É verdade que os graves problemas de segurança pública têm uma interface na crise social. Mas a segurança pública e a atividade policial são, também, funções específicas de planejamento e uso de força, que devem ser tratadas enquanto tal. A abordagem da segurança pública meramente pela crise social é reducionista e protelatória, não apresenta soluções. A abordagem da segurança pública pela via da truculência policial já se comprovou ineficiente, desastrosa e criminosa.

Hoje é preciso dar ênfase a uma nova política de segurança pública que focalize:

a valorização e a capacitação do policial em termos salariais, de qualificação e de equipamento; a segurança, a partir de um planejamento estratégico, diagnósticos precisos, projetos racionais orientados para a prevenção e avaliação permanente dos resultados; a segurança pública deve ter enfoques interdisciplinares e multidimensionais, com o envolvimento de outras áreas de ação governamental e outras secretarias de Estado; a sociedade deve ser envolvida nas políticas de segurança pública e a polícia deve ser estruturada para ser uma polícia comunitária; e o planejamento deve ser territorializado por bairros e municípios, levando em conta a especificidade das comunidades e as tipologias dos crimes e das organizações criminais.
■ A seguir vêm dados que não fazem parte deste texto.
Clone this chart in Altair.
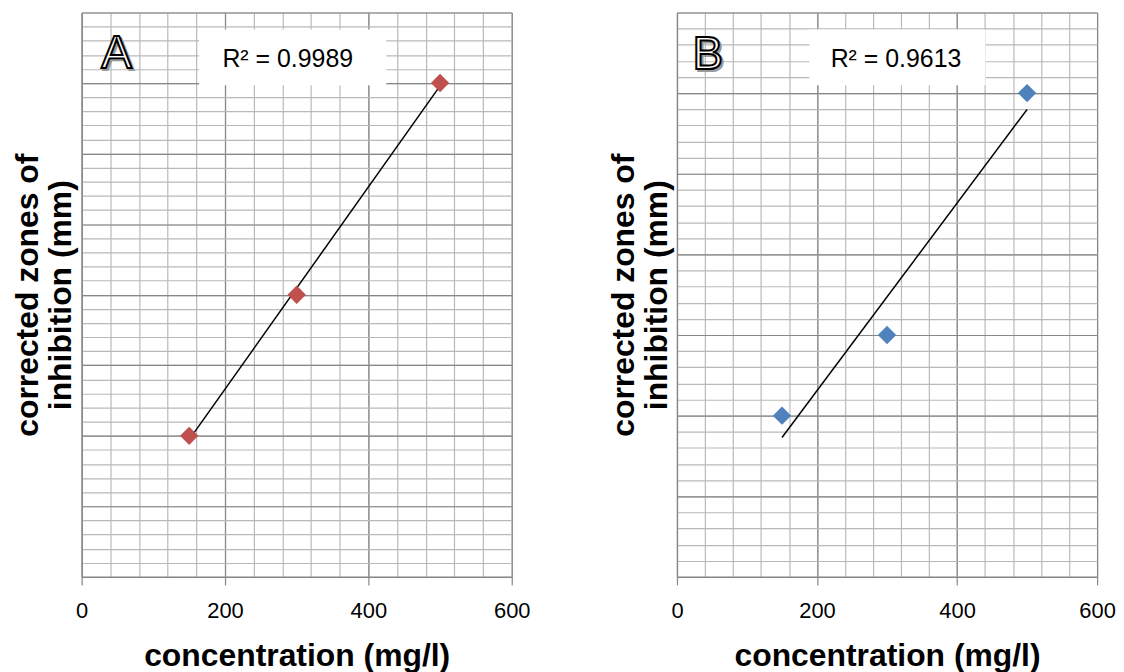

Integrar as polícias - sem, contudo, unificá-las - por meio de um planejamento comum e cadastro único é uma exigência de eficiência. Por outro lado, Polícia Civil e Polícia Militar têm funções constitucionais e legais específicas e diferenciadas. Muitas delas estão, hoje, superpostas e outras não estão sendo exercidas. É necessário que a autoridade governamental faça cumprir as atribuições específicas de cada polícia. Policiamento preventivo e ostensivo, polícia científica e polícia judiciária são funções que precisam ser mais bem delimitadas. No âmbito da investigação e da prevenção, a eficiência não está na alcagüetagem, na tortura ou na truculência, mas na dotação técnica e científica da polícia e no planejamento estratégico da segurança.